Material shown:
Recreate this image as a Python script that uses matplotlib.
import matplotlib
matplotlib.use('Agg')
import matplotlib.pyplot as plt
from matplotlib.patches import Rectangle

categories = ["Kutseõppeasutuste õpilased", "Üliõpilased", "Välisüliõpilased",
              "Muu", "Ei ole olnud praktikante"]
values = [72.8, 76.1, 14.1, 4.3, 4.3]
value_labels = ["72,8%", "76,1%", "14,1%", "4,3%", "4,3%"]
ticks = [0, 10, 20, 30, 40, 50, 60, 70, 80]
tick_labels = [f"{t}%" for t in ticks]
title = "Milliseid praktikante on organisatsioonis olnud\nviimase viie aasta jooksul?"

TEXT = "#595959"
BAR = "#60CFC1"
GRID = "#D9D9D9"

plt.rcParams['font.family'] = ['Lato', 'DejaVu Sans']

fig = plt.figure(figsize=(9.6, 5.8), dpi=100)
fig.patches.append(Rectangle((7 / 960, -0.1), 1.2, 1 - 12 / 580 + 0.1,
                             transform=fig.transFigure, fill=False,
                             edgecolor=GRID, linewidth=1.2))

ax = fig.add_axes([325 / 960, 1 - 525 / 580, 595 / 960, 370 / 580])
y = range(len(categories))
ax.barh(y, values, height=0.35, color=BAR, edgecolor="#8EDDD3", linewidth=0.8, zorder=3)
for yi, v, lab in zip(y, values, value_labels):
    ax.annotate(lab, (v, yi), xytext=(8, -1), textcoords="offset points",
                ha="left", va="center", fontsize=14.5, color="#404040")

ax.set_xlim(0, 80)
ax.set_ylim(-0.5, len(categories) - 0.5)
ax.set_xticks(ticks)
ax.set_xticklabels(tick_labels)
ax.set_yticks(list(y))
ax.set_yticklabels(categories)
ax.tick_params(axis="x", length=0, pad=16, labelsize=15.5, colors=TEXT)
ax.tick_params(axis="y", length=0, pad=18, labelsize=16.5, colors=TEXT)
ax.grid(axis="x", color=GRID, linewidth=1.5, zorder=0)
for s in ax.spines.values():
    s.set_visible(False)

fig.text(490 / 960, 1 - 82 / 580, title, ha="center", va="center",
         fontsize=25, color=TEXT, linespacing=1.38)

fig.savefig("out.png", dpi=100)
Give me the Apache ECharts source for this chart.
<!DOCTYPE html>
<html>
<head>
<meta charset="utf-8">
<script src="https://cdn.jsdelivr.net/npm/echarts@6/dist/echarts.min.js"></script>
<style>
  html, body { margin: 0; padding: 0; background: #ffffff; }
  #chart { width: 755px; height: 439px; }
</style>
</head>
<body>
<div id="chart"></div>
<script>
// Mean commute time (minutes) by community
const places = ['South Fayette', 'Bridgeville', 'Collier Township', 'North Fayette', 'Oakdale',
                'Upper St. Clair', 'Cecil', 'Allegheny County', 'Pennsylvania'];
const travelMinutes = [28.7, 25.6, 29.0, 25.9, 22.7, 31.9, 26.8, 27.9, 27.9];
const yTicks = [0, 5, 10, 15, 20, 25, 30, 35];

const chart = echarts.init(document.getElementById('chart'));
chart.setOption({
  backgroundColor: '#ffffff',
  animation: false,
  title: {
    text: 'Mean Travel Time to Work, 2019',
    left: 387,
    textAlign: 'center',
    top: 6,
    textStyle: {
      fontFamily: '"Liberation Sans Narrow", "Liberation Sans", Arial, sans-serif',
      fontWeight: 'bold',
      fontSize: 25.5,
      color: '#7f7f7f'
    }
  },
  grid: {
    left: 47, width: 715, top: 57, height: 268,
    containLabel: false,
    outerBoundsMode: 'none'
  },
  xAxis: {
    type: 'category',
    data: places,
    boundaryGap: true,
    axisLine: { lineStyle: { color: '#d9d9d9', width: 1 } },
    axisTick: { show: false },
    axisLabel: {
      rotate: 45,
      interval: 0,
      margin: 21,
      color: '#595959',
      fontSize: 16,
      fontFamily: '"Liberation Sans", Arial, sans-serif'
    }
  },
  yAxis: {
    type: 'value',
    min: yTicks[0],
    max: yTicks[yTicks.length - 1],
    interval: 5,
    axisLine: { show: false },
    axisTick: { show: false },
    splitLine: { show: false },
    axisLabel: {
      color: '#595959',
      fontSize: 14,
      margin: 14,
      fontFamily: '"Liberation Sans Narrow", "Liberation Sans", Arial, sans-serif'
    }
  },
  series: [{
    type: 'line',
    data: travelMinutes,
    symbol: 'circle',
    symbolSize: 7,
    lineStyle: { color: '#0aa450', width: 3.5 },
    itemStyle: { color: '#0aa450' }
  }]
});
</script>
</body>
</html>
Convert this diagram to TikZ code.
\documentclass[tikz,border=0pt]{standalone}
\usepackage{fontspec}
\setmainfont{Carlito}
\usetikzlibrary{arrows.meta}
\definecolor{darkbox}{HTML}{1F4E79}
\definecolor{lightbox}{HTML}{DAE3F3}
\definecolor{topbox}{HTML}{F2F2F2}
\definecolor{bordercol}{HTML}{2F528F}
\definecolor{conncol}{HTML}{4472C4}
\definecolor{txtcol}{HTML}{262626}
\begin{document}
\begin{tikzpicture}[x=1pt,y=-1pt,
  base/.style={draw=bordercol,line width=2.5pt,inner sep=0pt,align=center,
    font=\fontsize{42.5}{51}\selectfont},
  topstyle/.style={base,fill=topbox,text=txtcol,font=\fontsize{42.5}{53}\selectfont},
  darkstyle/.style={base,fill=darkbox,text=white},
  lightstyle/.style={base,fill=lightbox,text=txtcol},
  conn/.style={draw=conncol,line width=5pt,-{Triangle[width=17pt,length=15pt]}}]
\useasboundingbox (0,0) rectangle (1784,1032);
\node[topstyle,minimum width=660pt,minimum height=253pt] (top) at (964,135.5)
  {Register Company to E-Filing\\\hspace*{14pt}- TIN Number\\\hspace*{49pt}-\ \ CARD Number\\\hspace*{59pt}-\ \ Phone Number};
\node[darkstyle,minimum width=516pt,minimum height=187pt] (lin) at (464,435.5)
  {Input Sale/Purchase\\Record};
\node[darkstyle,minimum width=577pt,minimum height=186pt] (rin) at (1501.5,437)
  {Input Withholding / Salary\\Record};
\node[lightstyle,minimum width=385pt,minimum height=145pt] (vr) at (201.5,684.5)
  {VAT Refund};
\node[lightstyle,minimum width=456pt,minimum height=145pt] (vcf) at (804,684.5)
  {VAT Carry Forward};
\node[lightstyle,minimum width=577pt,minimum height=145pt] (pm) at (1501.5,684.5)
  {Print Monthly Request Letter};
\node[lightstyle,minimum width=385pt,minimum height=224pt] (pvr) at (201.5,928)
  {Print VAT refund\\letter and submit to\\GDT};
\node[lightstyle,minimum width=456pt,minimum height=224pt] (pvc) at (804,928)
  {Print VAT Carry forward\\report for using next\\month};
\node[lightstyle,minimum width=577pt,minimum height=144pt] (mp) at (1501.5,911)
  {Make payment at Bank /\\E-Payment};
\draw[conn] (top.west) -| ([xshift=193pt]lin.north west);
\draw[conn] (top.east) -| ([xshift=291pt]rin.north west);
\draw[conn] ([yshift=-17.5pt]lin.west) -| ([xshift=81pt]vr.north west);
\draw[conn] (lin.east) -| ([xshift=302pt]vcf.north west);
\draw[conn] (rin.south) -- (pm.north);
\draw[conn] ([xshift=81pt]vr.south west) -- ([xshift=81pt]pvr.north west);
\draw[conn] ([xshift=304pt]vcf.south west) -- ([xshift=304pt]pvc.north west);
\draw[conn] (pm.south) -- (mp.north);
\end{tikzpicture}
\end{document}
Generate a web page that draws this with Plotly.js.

What to produce: Quote the records above from their first line through the line containing "from matplotlib.patches import Rectangle", both ends included.

Solution for this task:
Recreate this image as a Python script that uses matplotlib.
import matplotlib
matplotlib.use('Agg')
import matplotlib.pyplot as plt
from matplotlib.patches import Rectangle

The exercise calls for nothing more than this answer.